**Source material**

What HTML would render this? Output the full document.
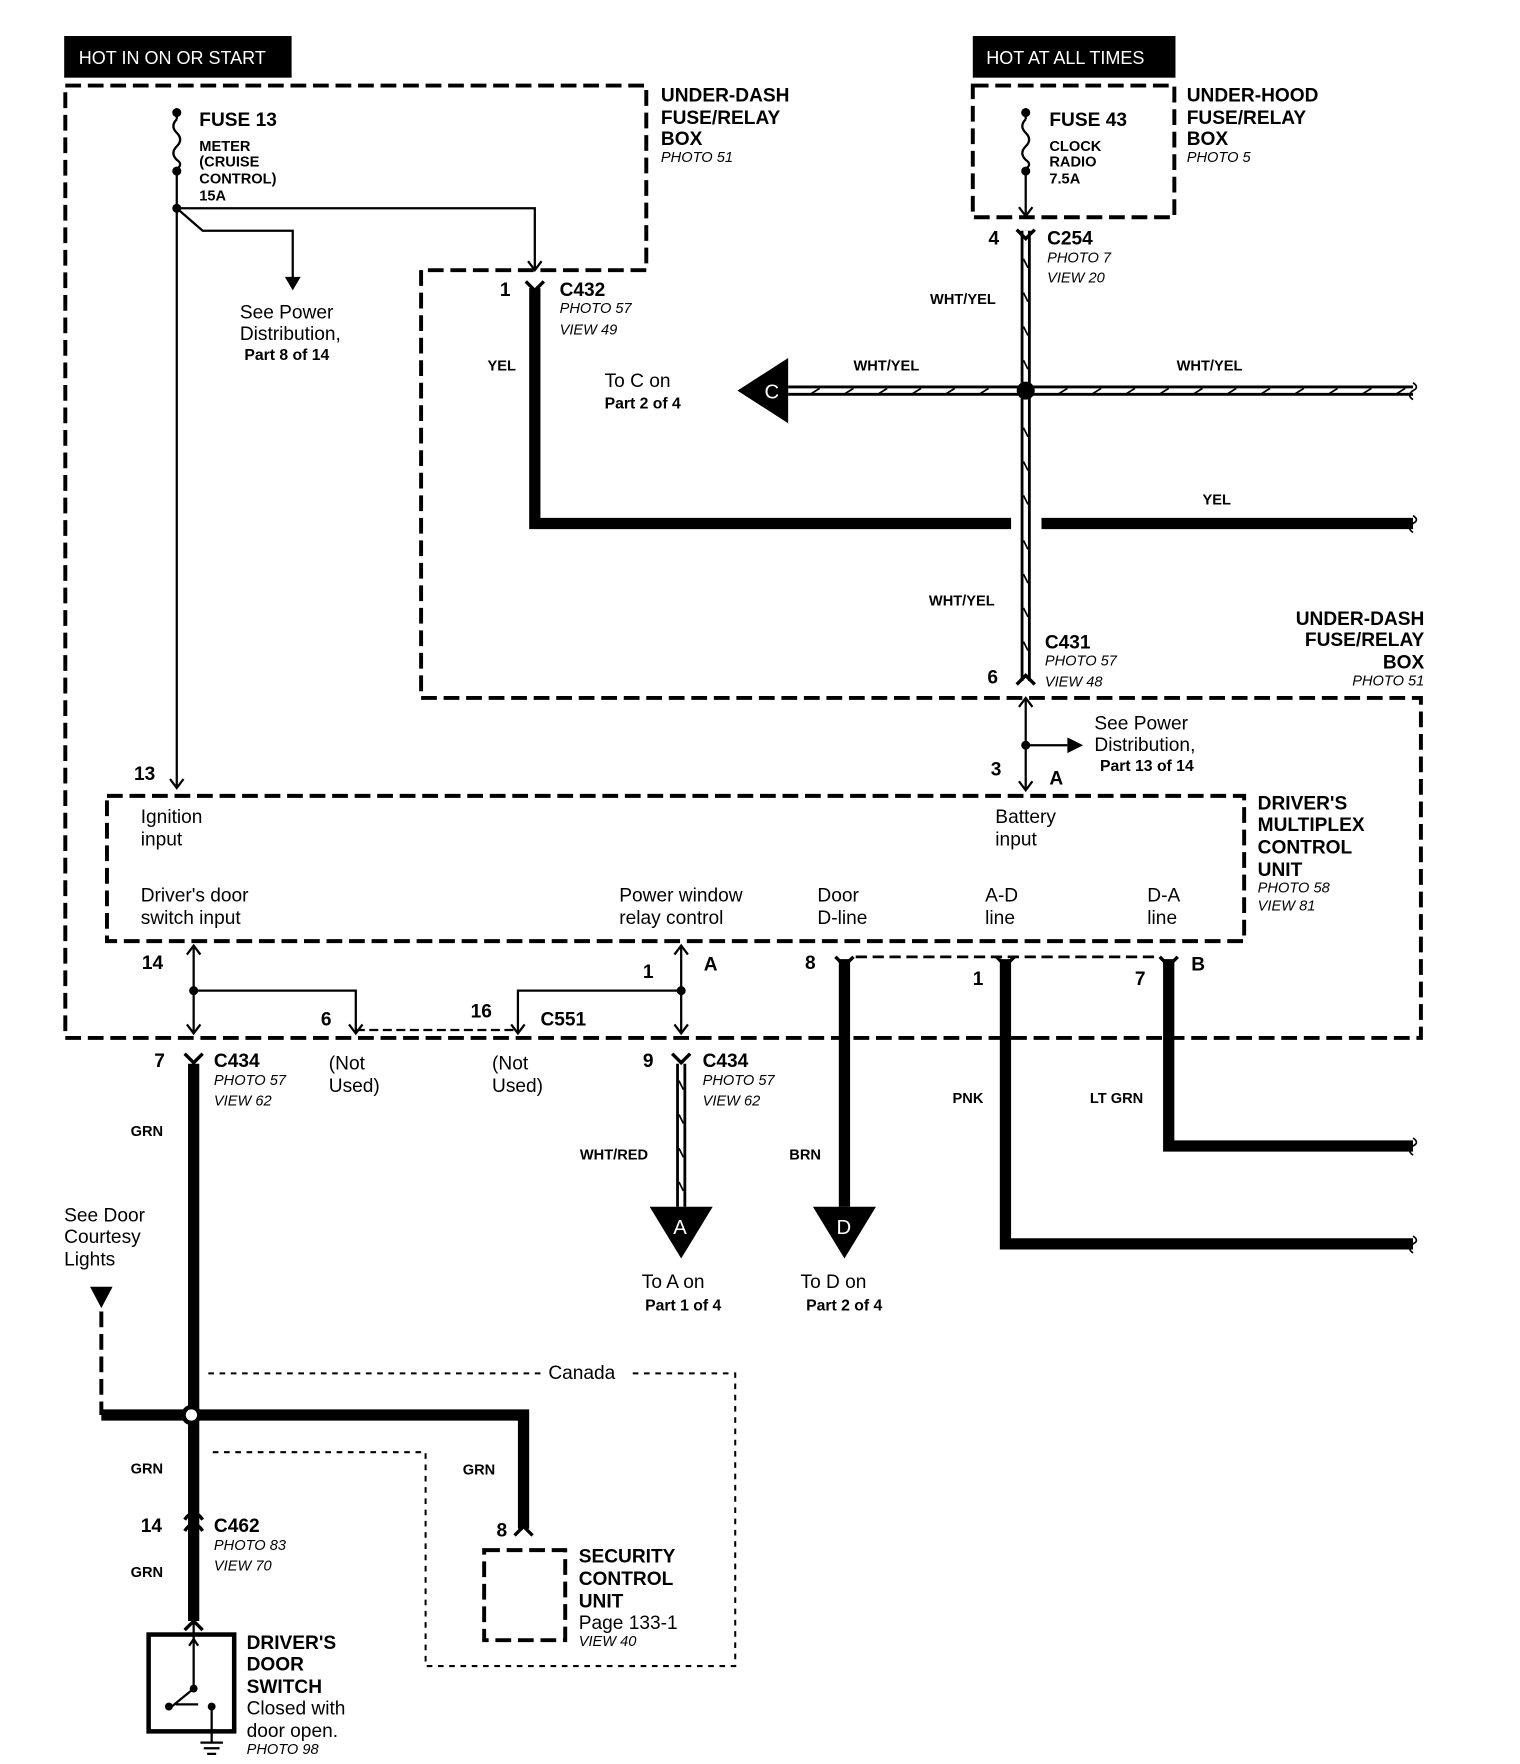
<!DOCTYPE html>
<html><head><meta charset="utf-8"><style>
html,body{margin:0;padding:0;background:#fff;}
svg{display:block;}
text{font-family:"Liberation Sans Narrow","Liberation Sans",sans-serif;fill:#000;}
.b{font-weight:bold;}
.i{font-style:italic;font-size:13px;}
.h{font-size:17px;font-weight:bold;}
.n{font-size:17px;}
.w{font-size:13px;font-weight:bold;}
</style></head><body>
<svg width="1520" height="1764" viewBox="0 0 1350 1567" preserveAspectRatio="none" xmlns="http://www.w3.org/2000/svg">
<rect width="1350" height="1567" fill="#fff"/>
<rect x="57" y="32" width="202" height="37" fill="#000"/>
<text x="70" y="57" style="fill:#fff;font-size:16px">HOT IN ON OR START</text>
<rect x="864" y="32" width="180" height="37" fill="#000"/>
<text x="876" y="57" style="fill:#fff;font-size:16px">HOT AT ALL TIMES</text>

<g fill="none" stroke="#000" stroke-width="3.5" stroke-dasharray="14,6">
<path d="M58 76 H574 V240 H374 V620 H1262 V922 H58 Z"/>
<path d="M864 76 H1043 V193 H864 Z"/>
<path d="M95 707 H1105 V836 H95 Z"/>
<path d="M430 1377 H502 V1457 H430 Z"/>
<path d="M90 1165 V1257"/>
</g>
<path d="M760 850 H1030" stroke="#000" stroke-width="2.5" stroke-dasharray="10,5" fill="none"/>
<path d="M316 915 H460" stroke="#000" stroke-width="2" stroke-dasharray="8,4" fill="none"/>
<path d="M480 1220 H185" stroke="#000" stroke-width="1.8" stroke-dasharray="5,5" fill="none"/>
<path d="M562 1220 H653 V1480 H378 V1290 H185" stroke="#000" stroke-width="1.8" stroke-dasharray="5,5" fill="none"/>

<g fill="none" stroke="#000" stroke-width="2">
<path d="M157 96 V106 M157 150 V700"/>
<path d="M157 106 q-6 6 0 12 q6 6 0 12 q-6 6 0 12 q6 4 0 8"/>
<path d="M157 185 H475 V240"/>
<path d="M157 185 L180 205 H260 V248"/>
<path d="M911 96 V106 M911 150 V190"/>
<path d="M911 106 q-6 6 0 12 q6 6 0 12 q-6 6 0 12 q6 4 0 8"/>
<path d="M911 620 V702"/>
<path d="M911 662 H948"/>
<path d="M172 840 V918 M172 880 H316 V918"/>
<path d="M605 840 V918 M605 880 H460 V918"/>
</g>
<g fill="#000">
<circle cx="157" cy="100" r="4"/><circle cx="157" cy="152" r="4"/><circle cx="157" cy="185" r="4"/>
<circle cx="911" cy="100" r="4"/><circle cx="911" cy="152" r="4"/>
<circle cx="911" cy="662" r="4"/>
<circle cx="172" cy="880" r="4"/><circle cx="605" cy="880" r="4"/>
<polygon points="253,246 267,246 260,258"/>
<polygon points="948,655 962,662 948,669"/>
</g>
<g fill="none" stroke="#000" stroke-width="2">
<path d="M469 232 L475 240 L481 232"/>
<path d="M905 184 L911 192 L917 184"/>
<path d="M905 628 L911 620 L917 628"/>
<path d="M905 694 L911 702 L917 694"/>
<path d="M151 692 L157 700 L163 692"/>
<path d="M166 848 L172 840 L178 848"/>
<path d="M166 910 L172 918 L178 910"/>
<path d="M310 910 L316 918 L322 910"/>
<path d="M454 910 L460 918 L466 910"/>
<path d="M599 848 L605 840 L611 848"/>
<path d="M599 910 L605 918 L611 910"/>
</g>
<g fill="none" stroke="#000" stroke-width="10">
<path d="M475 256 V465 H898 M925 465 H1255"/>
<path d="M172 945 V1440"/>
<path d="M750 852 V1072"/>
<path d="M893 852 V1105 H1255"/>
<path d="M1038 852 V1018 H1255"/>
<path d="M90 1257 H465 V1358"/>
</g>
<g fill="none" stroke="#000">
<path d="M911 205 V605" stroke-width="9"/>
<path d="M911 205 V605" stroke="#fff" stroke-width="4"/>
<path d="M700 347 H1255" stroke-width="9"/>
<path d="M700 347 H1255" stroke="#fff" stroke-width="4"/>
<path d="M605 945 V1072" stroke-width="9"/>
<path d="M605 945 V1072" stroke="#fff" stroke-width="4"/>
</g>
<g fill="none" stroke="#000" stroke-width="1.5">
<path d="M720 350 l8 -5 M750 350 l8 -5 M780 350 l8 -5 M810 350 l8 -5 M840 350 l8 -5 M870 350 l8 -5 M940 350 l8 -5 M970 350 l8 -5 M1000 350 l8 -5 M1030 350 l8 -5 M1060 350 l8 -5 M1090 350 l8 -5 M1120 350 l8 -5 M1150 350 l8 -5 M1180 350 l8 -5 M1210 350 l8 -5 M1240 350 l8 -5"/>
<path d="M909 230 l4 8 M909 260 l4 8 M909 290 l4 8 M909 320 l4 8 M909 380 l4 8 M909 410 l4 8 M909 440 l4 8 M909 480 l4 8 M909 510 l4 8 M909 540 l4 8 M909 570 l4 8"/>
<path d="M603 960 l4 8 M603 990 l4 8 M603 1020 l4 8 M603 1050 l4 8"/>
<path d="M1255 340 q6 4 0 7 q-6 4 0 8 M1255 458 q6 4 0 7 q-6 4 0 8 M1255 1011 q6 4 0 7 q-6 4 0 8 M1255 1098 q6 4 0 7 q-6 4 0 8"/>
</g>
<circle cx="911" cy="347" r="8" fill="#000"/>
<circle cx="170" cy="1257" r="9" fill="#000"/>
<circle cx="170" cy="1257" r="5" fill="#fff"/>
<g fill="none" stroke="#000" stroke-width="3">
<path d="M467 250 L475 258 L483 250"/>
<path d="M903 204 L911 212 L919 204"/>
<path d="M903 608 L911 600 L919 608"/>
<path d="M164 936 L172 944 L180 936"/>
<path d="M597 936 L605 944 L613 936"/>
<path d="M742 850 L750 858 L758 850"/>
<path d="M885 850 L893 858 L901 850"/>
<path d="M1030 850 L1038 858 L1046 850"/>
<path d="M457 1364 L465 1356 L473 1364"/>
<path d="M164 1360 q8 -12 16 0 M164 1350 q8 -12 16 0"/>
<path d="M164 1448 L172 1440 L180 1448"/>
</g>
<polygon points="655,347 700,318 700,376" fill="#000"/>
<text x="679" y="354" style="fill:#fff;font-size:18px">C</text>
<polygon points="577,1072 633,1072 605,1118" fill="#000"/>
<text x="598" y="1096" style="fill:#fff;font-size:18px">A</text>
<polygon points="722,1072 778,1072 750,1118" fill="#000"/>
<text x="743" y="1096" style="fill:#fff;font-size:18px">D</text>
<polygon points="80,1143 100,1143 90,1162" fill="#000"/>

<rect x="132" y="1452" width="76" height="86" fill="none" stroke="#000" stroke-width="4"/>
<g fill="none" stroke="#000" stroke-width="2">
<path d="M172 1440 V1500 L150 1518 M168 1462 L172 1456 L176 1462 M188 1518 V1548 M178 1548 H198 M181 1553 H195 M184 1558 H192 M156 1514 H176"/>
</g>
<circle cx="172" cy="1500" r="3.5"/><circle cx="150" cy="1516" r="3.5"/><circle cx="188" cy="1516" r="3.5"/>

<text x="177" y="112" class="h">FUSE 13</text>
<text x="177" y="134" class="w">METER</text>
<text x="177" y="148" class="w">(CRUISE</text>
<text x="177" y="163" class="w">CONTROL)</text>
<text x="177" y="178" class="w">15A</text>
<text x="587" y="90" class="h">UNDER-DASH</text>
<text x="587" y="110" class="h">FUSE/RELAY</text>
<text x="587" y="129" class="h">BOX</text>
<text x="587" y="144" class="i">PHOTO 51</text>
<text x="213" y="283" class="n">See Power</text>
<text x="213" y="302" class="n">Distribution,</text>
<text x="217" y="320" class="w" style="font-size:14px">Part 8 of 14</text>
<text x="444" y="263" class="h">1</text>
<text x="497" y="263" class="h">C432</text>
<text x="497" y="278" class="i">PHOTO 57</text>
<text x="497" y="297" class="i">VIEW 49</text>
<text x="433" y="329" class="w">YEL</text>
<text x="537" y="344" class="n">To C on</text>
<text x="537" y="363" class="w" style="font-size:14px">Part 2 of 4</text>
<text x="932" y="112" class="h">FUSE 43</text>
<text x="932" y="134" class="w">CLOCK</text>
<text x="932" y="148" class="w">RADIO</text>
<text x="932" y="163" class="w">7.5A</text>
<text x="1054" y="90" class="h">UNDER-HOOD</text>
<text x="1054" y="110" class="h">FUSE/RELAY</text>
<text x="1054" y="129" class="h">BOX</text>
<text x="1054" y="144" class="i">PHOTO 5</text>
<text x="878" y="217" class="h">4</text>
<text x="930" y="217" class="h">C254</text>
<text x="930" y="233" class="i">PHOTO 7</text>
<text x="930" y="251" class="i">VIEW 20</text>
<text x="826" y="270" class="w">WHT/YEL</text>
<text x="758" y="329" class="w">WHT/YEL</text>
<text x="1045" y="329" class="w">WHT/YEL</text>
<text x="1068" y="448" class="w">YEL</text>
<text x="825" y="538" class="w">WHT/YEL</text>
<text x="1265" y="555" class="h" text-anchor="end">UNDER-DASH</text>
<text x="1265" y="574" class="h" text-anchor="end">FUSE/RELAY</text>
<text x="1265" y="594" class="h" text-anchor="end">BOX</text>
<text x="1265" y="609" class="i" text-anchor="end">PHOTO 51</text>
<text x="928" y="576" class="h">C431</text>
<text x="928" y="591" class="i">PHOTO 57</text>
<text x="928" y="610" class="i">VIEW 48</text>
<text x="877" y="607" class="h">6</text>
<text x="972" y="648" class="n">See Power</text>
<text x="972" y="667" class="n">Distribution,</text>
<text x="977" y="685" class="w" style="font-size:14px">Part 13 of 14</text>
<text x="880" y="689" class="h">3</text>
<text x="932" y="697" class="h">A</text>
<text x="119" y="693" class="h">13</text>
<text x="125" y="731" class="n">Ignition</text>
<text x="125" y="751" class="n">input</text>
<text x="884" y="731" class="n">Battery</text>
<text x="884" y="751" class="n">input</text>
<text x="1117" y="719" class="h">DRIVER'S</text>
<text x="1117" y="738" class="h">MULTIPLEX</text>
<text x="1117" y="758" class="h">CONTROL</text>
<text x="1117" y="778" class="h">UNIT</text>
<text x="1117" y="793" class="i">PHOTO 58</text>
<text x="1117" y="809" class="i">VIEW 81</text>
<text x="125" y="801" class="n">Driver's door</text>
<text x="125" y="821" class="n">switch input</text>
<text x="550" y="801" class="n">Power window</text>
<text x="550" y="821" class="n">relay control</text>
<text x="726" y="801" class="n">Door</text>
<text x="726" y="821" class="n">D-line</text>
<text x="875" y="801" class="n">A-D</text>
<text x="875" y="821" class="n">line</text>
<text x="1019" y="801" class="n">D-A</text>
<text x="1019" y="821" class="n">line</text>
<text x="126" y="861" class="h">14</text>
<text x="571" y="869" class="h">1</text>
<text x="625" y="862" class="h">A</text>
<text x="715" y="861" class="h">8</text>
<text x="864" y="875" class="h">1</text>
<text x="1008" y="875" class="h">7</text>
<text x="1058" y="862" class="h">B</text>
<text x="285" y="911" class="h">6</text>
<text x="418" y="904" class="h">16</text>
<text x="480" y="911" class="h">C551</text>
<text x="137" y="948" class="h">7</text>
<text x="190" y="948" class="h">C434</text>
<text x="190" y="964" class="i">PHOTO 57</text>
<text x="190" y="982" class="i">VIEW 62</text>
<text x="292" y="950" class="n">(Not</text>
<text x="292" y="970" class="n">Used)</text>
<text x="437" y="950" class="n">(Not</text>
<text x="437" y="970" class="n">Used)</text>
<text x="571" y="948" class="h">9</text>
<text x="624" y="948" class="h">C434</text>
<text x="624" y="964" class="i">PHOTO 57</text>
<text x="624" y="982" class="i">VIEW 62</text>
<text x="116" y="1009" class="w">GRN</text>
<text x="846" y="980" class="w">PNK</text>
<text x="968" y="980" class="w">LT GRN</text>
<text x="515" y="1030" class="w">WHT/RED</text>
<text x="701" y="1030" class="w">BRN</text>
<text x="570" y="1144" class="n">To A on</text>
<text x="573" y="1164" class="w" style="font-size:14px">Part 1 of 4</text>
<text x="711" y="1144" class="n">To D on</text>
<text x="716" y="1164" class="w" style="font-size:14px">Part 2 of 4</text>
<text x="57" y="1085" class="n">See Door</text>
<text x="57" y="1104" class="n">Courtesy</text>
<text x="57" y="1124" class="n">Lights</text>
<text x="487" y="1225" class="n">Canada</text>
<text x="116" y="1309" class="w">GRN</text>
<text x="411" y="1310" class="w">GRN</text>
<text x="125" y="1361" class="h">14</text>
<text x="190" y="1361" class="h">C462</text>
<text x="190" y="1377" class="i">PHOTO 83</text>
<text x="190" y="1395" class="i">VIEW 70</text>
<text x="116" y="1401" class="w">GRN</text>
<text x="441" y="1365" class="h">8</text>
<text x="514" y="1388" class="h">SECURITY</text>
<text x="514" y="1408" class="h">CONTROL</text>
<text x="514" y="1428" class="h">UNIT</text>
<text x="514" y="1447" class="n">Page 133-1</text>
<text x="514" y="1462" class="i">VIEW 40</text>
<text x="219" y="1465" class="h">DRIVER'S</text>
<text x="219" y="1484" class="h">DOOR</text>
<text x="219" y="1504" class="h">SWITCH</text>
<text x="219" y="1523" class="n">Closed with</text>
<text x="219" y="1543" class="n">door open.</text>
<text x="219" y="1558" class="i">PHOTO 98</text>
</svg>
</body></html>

**What you will do**
Quote, exactly and only, the lines from the first line of the data above through the line containing "AT ALL TIMES</text>". The pictures do not belong in it.

**Result**
What HTML would render this? Output the full document.
<!DOCTYPE html>
<html><head><meta charset="utf-8"><style>
html,body{margin:0;padding:0;background:#fff;}
svg{display:block;}
text{font-family:"Liberation Sans Narrow","Liberation Sans",sans-serif;fill:#000;}
.b{font-weight:bold;}
.i{font-style:italic;font-size:13px;}
.h{font-size:17px;font-weight:bold;}
.n{font-size:17px;}
.w{font-size:13px;font-weight:bold;}
</style></head><body>
<svg width="1520" height="1764" viewBox="0 0 1350 1567" preserveAspectRatio="none" xmlns="http://www.w3.org/2000/svg">
<rect width="1350" height="1567" fill="#fff"/>
<rect x="57" y="32" width="202" height="37" fill="#000"/>
<text x="70" y="57" style="fill:#fff;font-size:16px">HOT IN ON OR START</text>
<rect x="864" y="32" width="180" height="37" fill="#000"/>
<text x="876" y="57" style="fill:#fff;font-size:16px">HOT AT ALL TIMES</text>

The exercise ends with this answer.